The incriminating article was a letter Burns wrote in 1788 to his friend Bob Ainslie, in which he describes having sex with his soon-to-be wife Jean Armour who, by this point, was in her third trimester carrying his twins. In the spirit of an unfair trial, I shall quote Burns selectively. Firstly, on the subject of Jean:
“‘I took the opportunity of some dry horse litter, and gave her such a thundering scalade that electrified the very marrow of her bones.’
Secondly, on the subject of his penis:
“‘Oh what a peacemaker is the guide wheel-willy pintle! It is the mediator, the guarantee, the umpire, the bond of union, the solemn league and covenant, plenipotentiary, the Aaron’s rod, the Jacob’s staff, the prophet Elisha’s pot of oil, the Ahasuerus Sceptre, the sword of mercy, the philosopher’s stone, the Horn of Plenty, and the Tree of Life between Man and Woman.’
Lochhead deemed this a ‘disgraceful sexual boast to his friend’, and concluded that ‘it seemed very like the rape of his heavily pregnant girlfriend.’ Striding to his defence, however, Burns scholar and playwright Catherine Czerkawska said, ‘to label as rape the events described in the notorious “horse litter letter” is to oversimplify a relationship of great complexity.’
So what should we make of this?
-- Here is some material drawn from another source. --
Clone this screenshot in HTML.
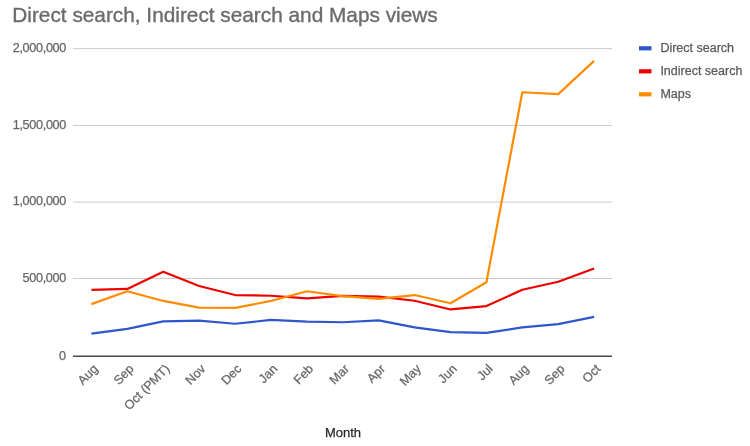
<!DOCTYPE html>
<html><head><meta charset="utf-8"><title>Direct search, Indirect search and Maps views</title>
<style>html,body{margin:0;padding:0;background:#fff;}svg{display:block;}text{font-family:"Liberation Sans", Arial, sans-serif;}</style></head>
<body><svg width="750" height="446" viewBox="0 0 750 446">
<rect width="750" height="446" fill="#ffffff"/>
<text x="12.3" y="21.5" font-size="20.8" fill="#6b6b6b" stroke="#6b6b6b" stroke-width="0.35" letter-spacing="0">Direct search, Indirect search and Maps views</text>
<line x1="73" x2="612" y1="48.6" y2="48.6" stroke="#cccccc" stroke-width="1"/>
<text x="66" y="51.90" text-anchor="end" font-size="12.6" letter-spacing="-0.3" fill="#666666" stroke="#666666" stroke-width="0.25">2,000,000</text>
<line x1="73" x2="612" y1="125.5" y2="125.5" stroke="#cccccc" stroke-width="1"/>
<text x="66" y="128.80" text-anchor="end" font-size="12.6" letter-spacing="-0.3" fill="#666666" stroke="#666666" stroke-width="0.25">1,500,000</text>
<line x1="73" x2="612" y1="202.1" y2="202.1" stroke="#cccccc" stroke-width="1"/>
<text x="66" y="205.40" text-anchor="end" font-size="12.6" letter-spacing="-0.3" fill="#666666" stroke="#666666" stroke-width="0.25">1,000,000</text>
<line x1="73" x2="612" y1="278.5" y2="278.5" stroke="#cccccc" stroke-width="1"/>
<text x="66" y="281.80" text-anchor="end" font-size="12.6" letter-spacing="-0.3" fill="#666666" stroke="#666666" stroke-width="0.25">500,000</text>
<text x="66" y="359.50" text-anchor="end" font-size="12.6" fill="#666666" stroke="#666666" stroke-width="0.25">0</text>
<polyline points="91.40,333.65 127.31,328.95 163.22,321.35 199.13,320.55 235.04,323.75 270.95,319.95 306.86,321.65 342.77,322.25 378.68,320.35 414.59,327.35 450.50,332.15 486.41,332.95 522.32,327.45 558.23,324.05 594.14,316.85" fill="none" stroke="#3056cc" stroke-width="2.2" stroke-linejoin="round" stroke-linecap="butt"/>
<polyline points="91.40,289.85 127.31,288.95 163.22,271.75 199.13,286.05 235.04,295.05 270.95,295.75 306.86,298.45 342.77,295.95 378.68,296.55 414.59,300.75 450.50,309.45 486.41,306.05 522.32,289.75 558.23,281.75 594.14,268.45" fill="none" stroke="#ee0000" stroke-width="2.2" stroke-linejoin="round" stroke-linecap="butt"/>
<polyline points="91.40,304.15 127.31,291.25 163.22,300.95 199.13,307.55 235.04,307.95 270.95,300.95 306.86,291.25 342.77,296.15 378.68,298.85 414.59,295.05 450.50,303.25 486.41,282.25 522.32,92.25 558.23,94.15 594.14,60.90" fill="none" stroke="#ff8c00" stroke-width="2.2" stroke-linejoin="round" stroke-linecap="butt"/>
<line x1="73" x2="612" y1="356.2" y2="356.2" stroke="#4a4a4a" stroke-width="1.6"/>
<text x="98.60" y="369.6" text-anchor="end" transform="rotate(-45 98.60 369.6)" font-size="12.6" fill="#666666" stroke="#666666" stroke-width="0.25">Aug</text>
<text x="134.51" y="369.6" text-anchor="end" transform="rotate(-45 134.51 369.6)" font-size="12.6" fill="#666666" stroke="#666666" stroke-width="0.25">Sep</text>
<text x="170.42" y="369.6" text-anchor="end" transform="rotate(-45 170.42 369.6)" font-size="12.6" fill="#666666" stroke="#666666" stroke-width="0.25">Oct (PMT)</text>
<text x="206.33" y="369.6" text-anchor="end" transform="rotate(-45 206.33 369.6)" font-size="12.6" fill="#666666" stroke="#666666" stroke-width="0.25">Nov</text>
<text x="242.24" y="369.6" text-anchor="end" transform="rotate(-45 242.24 369.6)" font-size="12.6" fill="#666666" stroke="#666666" stroke-width="0.25">Dec</text>
<text x="278.15" y="369.6" text-anchor="end" transform="rotate(-45 278.15 369.6)" font-size="12.6" fill="#666666" stroke="#666666" stroke-width="0.25">Jan</text>
<text x="314.06" y="369.6" text-anchor="end" transform="rotate(-45 314.06 369.6)" font-size="12.6" fill="#666666" stroke="#666666" stroke-width="0.25">Feb</text>
<text x="349.97" y="369.6" text-anchor="end" transform="rotate(-45 349.97 369.6)" font-size="12.6" fill="#666666" stroke="#666666" stroke-width="0.25">Mar</text>
<text x="385.88" y="369.6" text-anchor="end" transform="rotate(-45 385.88 369.6)" font-size="12.6" fill="#666666" stroke="#666666" stroke-width="0.25">Apr</text>
<text x="421.79" y="369.6" text-anchor="end" transform="rotate(-45 421.79 369.6)" font-size="12.6" fill="#666666" stroke="#666666" stroke-width="0.25">May</text>
<text x="457.70" y="369.6" text-anchor="end" transform="rotate(-45 457.70 369.6)" font-size="12.6" fill="#666666" stroke="#666666" stroke-width="0.25">Jun</text>
<text x="493.61" y="369.6" text-anchor="end" transform="rotate(-45 493.61 369.6)" font-size="12.6" fill="#666666" stroke="#666666" stroke-width="0.25">Jul</text>
<text x="529.52" y="369.6" text-anchor="end" transform="rotate(-45 529.52 369.6)" font-size="12.6" fill="#666666" stroke="#666666" stroke-width="0.25">Aug</text>
<text x="565.43" y="369.6" text-anchor="end" transform="rotate(-45 565.43 369.6)" font-size="12.6" fill="#666666" stroke="#666666" stroke-width="0.25">Sep</text>
<text x="601.34" y="369.6" text-anchor="end" transform="rotate(-45 601.34 369.6)" font-size="12.6" fill="#666666" stroke="#666666" stroke-width="0.25">Oct</text>
<text x="343" y="436.6" text-anchor="middle" font-size="13" fill="#2a2a2a" stroke="#2a2a2a" stroke-width="0.25">Month</text>
<rect x="639" y="46.20" width="12.5" height="4.2" fill="#3056cc"/>
<text x="660.4" y="52.20" font-size="12.5" fill="#5a5a5a" stroke="#5a5a5a" stroke-width="0.25">Direct search</text>
<rect x="639" y="69.20" width="12.5" height="4.2" fill="#ee0000"/>
<text x="660.4" y="75.20" font-size="12.5" fill="#5a5a5a" stroke="#5a5a5a" stroke-width="0.25">Indirect search</text>
<rect x="639" y="92.20" width="12.5" height="4.2" fill="#ff8c00"/>
<text x="660.4" y="98.20" font-size="12.5" fill="#5a5a5a" stroke="#5a5a5a" stroke-width="0.25">Maps</text>
</svg></body></html>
If you’re like me, you have a hunch that the incident described was both painful and degrading. Certainly, if Jean Armour were my friend, I would not hesitate to suggest dumping her boyfriend. But in any case, the jury has been out on Robert Burns for 230 years. Armour, alas, never shall reach out of her grave and carve #MeToo upon her tombstone.
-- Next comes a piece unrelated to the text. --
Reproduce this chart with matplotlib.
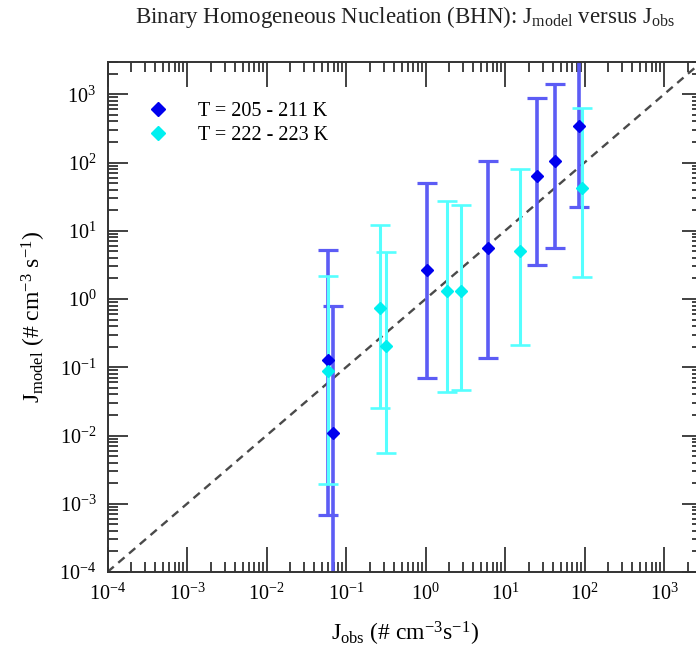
import numpy as np
import matplotlib
matplotlib.use("Agg")
import matplotlib.pyplot as plt
from matplotlib.ticker import LogLocator, FuncFormatter, NullFormatter

plt.rcParams['font.family'] = ['Liberation Serif', 'DejaVu Serif']
plt.rcParams['mathtext.fontset'] = 'custom'
plt.rcParams['mathtext.rm'] = 'Liberation Serif'
plt.rcParams['mathtext.it'] = 'Liberation Serif:italic'
plt.rcParams['mathtext.default'] = 'regular'

# ---- data: T = 205 - 211 K ----
cold_obs = [0.0589, 0.068, 1.04, 6.17, 25.3, 42.2, 86.0]
cold_model = [0.126, 0.0109, 2.67, 5.66, 63.2, 107.0, 344.0]
cold_low = [6.8e-4, 1e-5, 0.069, 0.135, 3.19, 5.66, 22.5]
cold_high = [5.24, 0.80, 50.0, 107.0, 874.0, 1400.0, 5000.0]

# ---- data: T = 222 - 223 K ----
warm_obs = [0.0589, 0.265, 0.318, 1.85, 2.82, 15.5, 93.8]
warm_model = [0.087, 0.726, 0.207, 1.30, 1.30, 5.0, 42.3]
warm_low = [1.94e-3, 0.0256, 5.46e-3, 0.044, 0.047, 0.214, 2.08]
warm_high = [2.21, 12.3, 4.9, 26.9, 24.1, 80.9, 637.0]

labels = ["T = 205 - 211 K", "T = 222 - 223 K"]
lim_lo, lim_hi = 1e-4, 3e3

W, H = 696, 656
fig = plt.figure(figsize=(W / 100, H / 100), dpi=100)
ax = fig.add_axes([107.5 / W, (H - 572) / H, (702 - 107.5) / W, (572 - 61.7) / H])
ax.set_xscale('log')
ax.set_yscale('log')
ax.set_xlim(lim_lo, lim_hi)
ax.set_ylim(lim_lo, lim_hi)

# 1:1 line
ax.axline((1e-4, 1e-4), (1, 1), color='#4a4a4a', lw=1.7, ls=(0, (3.5, 2.5)), zorder=1)

series = [
    (cold_obs, cold_model, cold_low, cold_high, '#0000ee', '#5c5cf5', 2.6),
    (warm_obs, warm_model, warm_low, warm_high, '#00f0f0', '#55ffff', 2.2),
]
for (xo, ym, lo, hi, mc, ec, lw), lab in zip(series, labels):
    xo = np.array(xo); ym = np.array(ym); lo = np.array(lo); hi = np.array(hi)
    ax.errorbar(xo, ym, yerr=[ym - lo, hi - ym], fmt='none', ecolor=ec,
                elinewidth=lw, capsize=7.5, capthick=lw - 0.3, zorder=2)
    ax.plot(xo, ym, 'D', color=mc, ms=6, mec=mc, label=lab, zorder=3, ls='none')

# ticks
for axis in (ax.xaxis, ax.yaxis):
    axis.set_major_locator(LogLocator(base=10, numticks=20))
    axis.set_minor_locator(LogLocator(base=10, subs=np.arange(2, 10), numticks=20))
    axis.set_minor_formatter(NullFormatter())
fmt = FuncFormatter(lambda v, p: r'$10^{%d}$' % int(round(np.log10(v))))
ax.xaxis.set_major_formatter(fmt)
ax.yaxis.set_major_formatter(fmt)
ax.tick_params(which='both', direction='in', top=True, right=True, color='#333333', width=1.3)
ax.tick_params(axis='x', which='major', length=18, pad=8, labelsize=14.5)
ax.tick_params(axis='y', which='major', length=14.5, pad=8, labelsize=14.5)
ax.tick_params(which='minor', length=7.5)
for s in ax.spines.values():
    s.set_linewidth(1.4)
    s.set_color('#333333')

ax.set_xlabel(r'J$_{obs}$ (# cm$^{-3}$s$^{-1}$)', fontsize=17, labelpad=11)
ax.set_ylabel(r'J$_{model}$ (# cm$^{-3}$ s$^{-1}$)', fontsize=17, labelpad=8)
ax.set_title(r'Binary Homogeneous Nucleation (BHN): J$_{model}$ versus J$_{obs}$',
             fontsize=16.5, pad=28, color='#222222')

leg = ax.legend(loc='upper left', bbox_to_anchor=(0.051, 0.921), frameon=False,
                borderpad=0, borderaxespad=0, fontsize=14.5, handlelength=2.0,
                handletextpad=1.0, labelspacing=0.25, markerscale=1.15)

fig.savefig('out.png', dpi=100)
Besides, as his biographers have often sympathised, Robert Burns resented the criminalisation of his sex life and his social status as a ‘fornicator’. Burns was a libertine ahead of his time. Religious restraints, he believed, didn’t apply to him. But in the Weinstein age, Hollywood, and culture more broadly, are undergoing a great purge, which seeks out sleaze in every dark corner. In the place of 18th-century sexual ethics, it is unclear what moral criteria we can use.
As far as I can tell, the syllogism of modern feminism is as follows: all consensual sex is fine; all non-consensual sex is not fine; therefore all sexual activity which is not fine, whatever that may mean, must be non-consensual. Consent is key, clearly. But it gets murky fast: When is seduction coercion? Objectification harassment? When are womanisers rapists?
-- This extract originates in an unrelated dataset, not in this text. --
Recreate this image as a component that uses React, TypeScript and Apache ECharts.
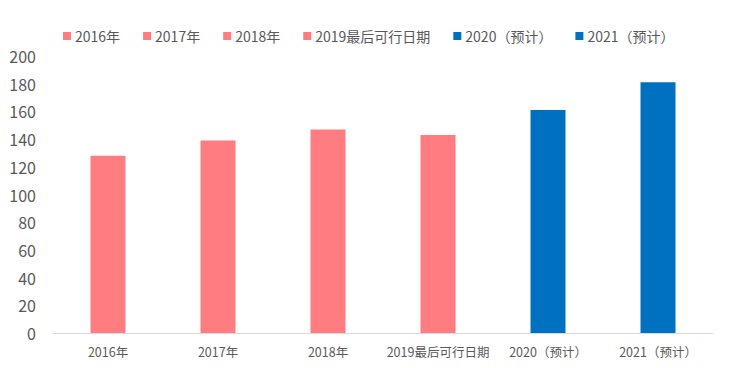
import React, { useEffect, useRef } from "react";
import * as echarts from "echarts";

const categories = ["2016年", "2017年", "2018年", "2019最后可行日期", "2020（预计）", "2021（预计）"];
const values = [128, 139, 147, 143, 161, 181];
const colors = ["#FF7C80", "#FF7C80", "#FF7C80", "#FF7C80", "#0070C0", "#0070C0"];
const yTicks = [0, 20, 40, 60, 80, 100, 120, 140, 160, 180, 200];

const FONT = "'Noto Sans CJK SC', 'Noto Sans', sans-serif";

export default function App() {
  const ref = useRef<HTMLDivElement>(null);
  useEffect(() => {
    if (!ref.current) return;
    const chart = echarts.init(ref.current, undefined, { renderer: "svg" });
    const series = categories.map((name, i) => ({
      name,
      type: "bar" as const,
      stack: "all",
      barWidth: 35,
      itemStyle: { color: colors[i] },
      data: categories.map((_, j) => (j === i ? values[i] : "-")),
    }));
    chart.setOption({
      animation: false,
      textStyle: { fontFamily: FONT },
      legend: {
        data: categories,
        left: 58,
        top: 24,
        itemWidth: 8,
        itemHeight: 8,
        itemGap: 23,
        icon: "rect",
        textStyle: { fontSize: 14, color: "#595959", fontFamily: FONT, padding: [0, 0, 0, -1] },
      },
      grid: { left: 53, right: 17, top: 56, bottom: 35, containLabel: false },
      xAxis: {
        type: "category",
        data: categories,
        axisLine: { lineStyle: { color: "#D9D9D9", width: 1 } },
        axisTick: { show: false },
        axisLabel: { fontSize: 12.5, color: "#595959", margin: 12, fontFamily: FONT, interval: 0 },
      },
      yAxis: {
        type: "value",
        min: yTicks[0],
        max: yTicks[yTicks.length - 1],
        interval: 20,
        splitLine: { show: false },
        axisLine: { show: false },
        axisTick: { show: false },
        axisLabel: { fontSize: 16, color: "#595959", margin: 17, fontFamily: FONT },
      },
      series,
    });
    return () => chart.dispose();
  }, []);
  return <div ref={ref} style={{ width: 730, height: 368, position: "absolute", left: 0, top: 0 }} />;
}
Legally, and according to common sense, the answer depends entirely on the circumstances. Case-by-case. But culturally, it doesn’t lean that way. In Burns’ society, there were sexual constraints yet mercy for the contrite. By way of parody, our own culture permits everything and forgives nothing. A few months ago, The Spectator called this reactionary puritanism the ‘sexual reformation’: a counter-revolution to the swinging sixties.
In 1792, Burns’ contemporary, Mary Wollstonecraft wrote A Vindication of the Rights of Woman. She wrote, ‘I wish to persuade women to endeavour to acquire strength, both of mind and body’. She warned that ‘those beings who are only the objects of pity’ will ‘soon become objects of contempt.’ Burns mocked this in his poem The Rights of Woman later that year. He wrote the opposite:
“‘First, in the Sexes' intermix'd connection,
One sacred Right of Woman is, protection. –
The tender flower that lifts its head, elate,
Helpless, must fall before the blasts of Fate.’
This sentiment is now treated quite seriously – and by women themselves. For instance, take the recent controversy with an upcoming Harper’s piece. The article has not yet been published, but earlier this month mass twitter hysteria ensued when rumour broke loose that Katie Roiphe, author of The Morning After: Sex, Fear and Feminism, intended to ‘out’ the creator of the Shitty Men in Media List.
Writing for The Cut, the spreadsheet's creator, Moira Donegan, then came forward of her own accord. She wrote: ‘People who opposed the decision by Harper’s speculated about what would happen to me as a result of being identified. They feared that I would be threatened, stalked, raped, or killed.’ She continued, ‘All of this was terrifying. I still don’t know what kind of future awaits me now that I’ve stopped hiding.’
A radical departure from their forebears, mainstream feminism is now driven by fear. But why? I can’t shake the question: are women starting to wonder whether the sexual revolution was so liberating after all?